Kehidupan bergereja, bagi Paulus, bukan tentang siapa yang paling kuat atau paling benar, melainkan tentang bagaimana setiap orang saling menopang. Gereja yang sehat bukanlah ruang di mana yang kuat menghakimi yang lemah, melainkan rumah di mana yang lemah dihibur, yang tawar hati dikuatkan, dan yang tersandung ditopang. Paulus menulis, βjangan membalas jahat dengan jahat, tetapi kejarlah kebaikan,β karena gereja dipanggil menjadi tanda kasih Kristus, bukan cermin dari kerasnya dunia. Pertanyaan bagi kita: ketika orang datang ke gereja, apakah mereka menemukan pelukan atau pengadilan? Apakah mereka merasakan Kristus yang hadir melalui tatapan dan genggaman saudara seiman?
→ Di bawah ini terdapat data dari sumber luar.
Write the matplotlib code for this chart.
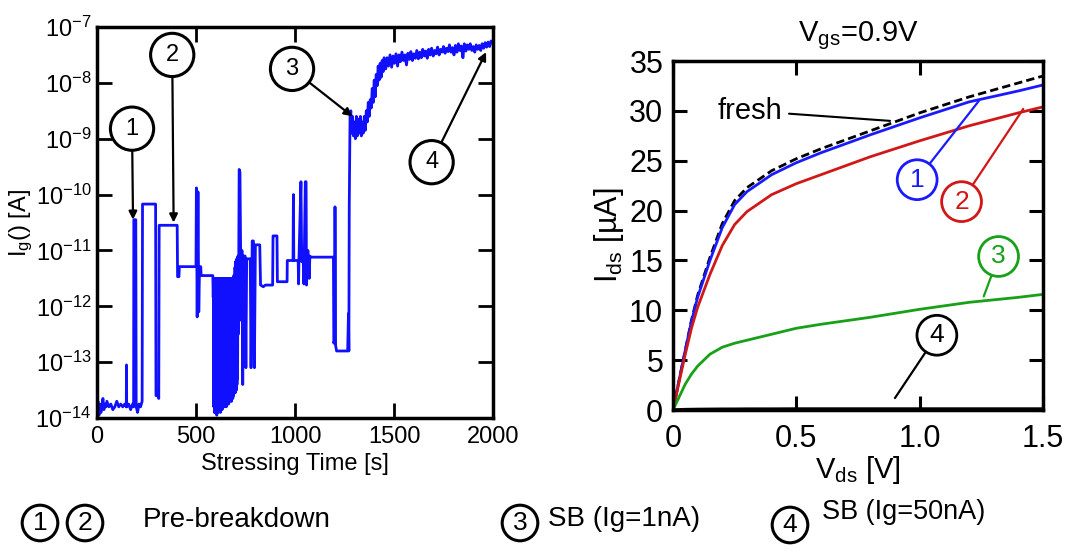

Di tengah panggilan untuk saling membangun, Paulus tidak lupa mengingatkan bahwa kehidupan rohani harus dijaga terus-menerus. Sukacita yang kokoh, doa yang tak pernah putus, hati yang senantiasa bersyukur, kepekaan pada suara Roh, kemampuan menguji segala sesuatu dengan Firman, dan keberanian menjauhi kejahatan β semua ini bukan sekadar disiplin pribadi, melainkan cara kita hidup dalam ketergantungan pada Allah. Seperti api unggun yang terus diberi kayu agar tidak padam, demikian juga api Roh di dalam kita perlu dijaga. Namun Paulus sadar, ini bukan tentang usaha kita semata. Hidup rohani adalah respons terhadap Allah yang sudah lebih dulu berkarya di dalam kita.
Surat ini mencapai puncaknya dalam sebuah doa yang lembut: Allah sendiri akan menguduskan kita seutuhnya β roh, jiwa, dan tubuh. Kita tidak berjalan sendirian dalam ketakutan akan gagal, sebab Dia yang memanggil kita adalah setia. Paulus tidak sedang memberi resep sukses rohani; ia sedang meyakinkan jemaat bahwa Allah tidak akan melepaskan tangan mereka. Iman Kristen bukan tentang bertahan karena kekuatan kita, melainkan tentang percaya bahwa Allah yang memegang kita tak akan pernah melepaskan.
Inilah spiritualitas bergereja yang holistik: sebuah perjalanan bersama dalam keseimbangan iman, kasih, dan pengharapan; sebuah komunitas yang saling membangun, bukan saling menghakimi; sebuah kehidupan rohani yang terjaga bukan oleh ambisi manusia, melainkan oleh ketaatan pada Roh; dan sebuah keyakinan bahwa Allah yang setia sedang menyempurnakan kita. Gereja sejati bukan sekadar perkumpulan mingguan, melainkan tubuh Kristus yang bertumbuh, dipelihara, dan dirangkul oleh kesetiaan-Nya.